Goal: Going from the top of the data below, give again each line through the one containing "Chart.register(...registerables);", both ends kept.

Source data:
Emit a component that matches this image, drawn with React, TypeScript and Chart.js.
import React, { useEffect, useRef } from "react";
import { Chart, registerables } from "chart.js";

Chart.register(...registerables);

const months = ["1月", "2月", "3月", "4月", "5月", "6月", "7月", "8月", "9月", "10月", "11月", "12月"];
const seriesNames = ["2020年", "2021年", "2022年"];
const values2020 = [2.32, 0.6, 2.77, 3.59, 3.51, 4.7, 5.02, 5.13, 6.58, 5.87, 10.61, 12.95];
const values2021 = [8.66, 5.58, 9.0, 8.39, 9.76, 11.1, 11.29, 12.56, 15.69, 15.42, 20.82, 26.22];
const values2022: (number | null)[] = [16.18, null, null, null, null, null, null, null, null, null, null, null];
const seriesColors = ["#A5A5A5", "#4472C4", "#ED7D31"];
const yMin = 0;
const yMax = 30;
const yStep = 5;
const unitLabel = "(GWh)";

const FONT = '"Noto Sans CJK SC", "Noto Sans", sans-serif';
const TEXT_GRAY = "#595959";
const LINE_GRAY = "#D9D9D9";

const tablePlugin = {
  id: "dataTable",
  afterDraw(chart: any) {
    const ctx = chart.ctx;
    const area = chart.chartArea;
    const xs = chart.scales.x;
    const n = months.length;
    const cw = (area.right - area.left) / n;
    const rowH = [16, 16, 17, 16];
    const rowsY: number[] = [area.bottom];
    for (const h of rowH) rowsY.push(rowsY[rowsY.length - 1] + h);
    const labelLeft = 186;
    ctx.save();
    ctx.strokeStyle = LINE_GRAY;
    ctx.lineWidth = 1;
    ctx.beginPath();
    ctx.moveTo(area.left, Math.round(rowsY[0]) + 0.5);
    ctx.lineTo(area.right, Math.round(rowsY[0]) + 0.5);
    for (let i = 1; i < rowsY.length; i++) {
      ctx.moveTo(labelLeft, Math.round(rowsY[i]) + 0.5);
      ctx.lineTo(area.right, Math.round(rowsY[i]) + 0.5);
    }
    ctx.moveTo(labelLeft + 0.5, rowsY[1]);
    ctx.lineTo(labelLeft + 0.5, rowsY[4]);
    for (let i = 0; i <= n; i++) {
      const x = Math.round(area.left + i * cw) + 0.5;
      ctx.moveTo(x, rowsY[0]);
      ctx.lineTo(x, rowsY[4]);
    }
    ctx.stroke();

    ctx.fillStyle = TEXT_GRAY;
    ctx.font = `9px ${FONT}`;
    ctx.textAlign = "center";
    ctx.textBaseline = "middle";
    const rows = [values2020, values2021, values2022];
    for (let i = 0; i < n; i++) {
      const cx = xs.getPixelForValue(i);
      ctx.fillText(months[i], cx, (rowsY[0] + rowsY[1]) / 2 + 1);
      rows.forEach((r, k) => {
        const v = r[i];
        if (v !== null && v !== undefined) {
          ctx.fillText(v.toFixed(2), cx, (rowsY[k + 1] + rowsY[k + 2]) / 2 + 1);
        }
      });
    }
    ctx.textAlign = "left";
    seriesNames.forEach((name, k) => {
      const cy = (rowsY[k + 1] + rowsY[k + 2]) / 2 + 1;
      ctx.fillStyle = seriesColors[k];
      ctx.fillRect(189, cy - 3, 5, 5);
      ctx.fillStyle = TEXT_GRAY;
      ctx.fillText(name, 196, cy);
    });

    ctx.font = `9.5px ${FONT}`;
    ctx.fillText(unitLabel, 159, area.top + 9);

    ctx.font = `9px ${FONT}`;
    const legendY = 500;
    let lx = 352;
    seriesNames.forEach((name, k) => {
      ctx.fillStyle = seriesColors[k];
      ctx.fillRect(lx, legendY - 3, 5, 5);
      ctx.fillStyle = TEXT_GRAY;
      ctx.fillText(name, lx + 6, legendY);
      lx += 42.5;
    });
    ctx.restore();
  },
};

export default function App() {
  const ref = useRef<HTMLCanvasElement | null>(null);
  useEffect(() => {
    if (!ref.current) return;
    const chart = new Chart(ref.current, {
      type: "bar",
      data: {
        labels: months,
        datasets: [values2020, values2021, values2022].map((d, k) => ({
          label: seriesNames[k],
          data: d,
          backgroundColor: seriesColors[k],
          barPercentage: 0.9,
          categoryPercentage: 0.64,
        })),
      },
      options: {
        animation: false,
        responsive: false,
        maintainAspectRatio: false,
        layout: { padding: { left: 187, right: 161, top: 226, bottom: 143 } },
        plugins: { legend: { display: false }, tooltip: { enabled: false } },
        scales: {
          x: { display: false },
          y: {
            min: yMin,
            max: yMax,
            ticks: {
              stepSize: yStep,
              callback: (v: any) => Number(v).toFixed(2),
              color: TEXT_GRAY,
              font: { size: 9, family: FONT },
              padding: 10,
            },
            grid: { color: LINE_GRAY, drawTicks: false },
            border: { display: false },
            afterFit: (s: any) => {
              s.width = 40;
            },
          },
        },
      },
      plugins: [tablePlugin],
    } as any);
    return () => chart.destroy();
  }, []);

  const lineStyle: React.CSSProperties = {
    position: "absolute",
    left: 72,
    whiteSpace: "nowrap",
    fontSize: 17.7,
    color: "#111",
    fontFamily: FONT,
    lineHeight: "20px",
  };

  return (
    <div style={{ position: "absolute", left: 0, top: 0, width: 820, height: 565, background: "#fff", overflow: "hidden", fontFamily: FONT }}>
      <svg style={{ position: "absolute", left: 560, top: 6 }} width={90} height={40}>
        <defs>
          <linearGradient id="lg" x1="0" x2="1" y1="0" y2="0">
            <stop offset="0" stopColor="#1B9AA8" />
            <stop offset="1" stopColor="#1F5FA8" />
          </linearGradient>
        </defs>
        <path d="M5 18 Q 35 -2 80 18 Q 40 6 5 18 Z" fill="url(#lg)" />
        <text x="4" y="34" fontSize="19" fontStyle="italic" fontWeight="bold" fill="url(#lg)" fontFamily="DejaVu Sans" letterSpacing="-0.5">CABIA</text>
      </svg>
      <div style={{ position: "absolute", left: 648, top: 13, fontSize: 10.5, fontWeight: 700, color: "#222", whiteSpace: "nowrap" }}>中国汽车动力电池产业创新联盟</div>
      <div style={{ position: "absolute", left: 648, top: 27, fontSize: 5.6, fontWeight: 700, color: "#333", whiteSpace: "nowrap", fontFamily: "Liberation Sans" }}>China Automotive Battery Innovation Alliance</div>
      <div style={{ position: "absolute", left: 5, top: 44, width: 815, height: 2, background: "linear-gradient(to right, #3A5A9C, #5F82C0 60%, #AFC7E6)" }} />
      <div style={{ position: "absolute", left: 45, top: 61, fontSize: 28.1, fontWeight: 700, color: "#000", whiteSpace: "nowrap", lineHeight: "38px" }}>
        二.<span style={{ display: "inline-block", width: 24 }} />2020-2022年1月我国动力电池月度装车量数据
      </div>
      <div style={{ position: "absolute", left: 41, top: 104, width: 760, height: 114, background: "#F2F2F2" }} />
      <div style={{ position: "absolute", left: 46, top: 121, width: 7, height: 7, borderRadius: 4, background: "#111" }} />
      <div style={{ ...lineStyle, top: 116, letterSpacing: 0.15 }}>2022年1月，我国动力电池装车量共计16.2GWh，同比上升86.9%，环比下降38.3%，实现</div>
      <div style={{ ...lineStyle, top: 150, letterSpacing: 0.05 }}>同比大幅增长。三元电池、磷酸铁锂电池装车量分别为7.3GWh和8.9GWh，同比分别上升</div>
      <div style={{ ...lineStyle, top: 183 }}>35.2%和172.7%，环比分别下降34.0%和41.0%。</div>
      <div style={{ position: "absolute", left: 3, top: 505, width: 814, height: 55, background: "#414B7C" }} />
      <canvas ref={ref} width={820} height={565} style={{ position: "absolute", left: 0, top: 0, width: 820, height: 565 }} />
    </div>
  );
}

The solution:
Emit a component that matches this image, drawn with React, TypeScript and Chart.js.
import React, { useEffect, useRef } from "react";
import { Chart, registerables } from "chart.js";

Chart.register(...registerables);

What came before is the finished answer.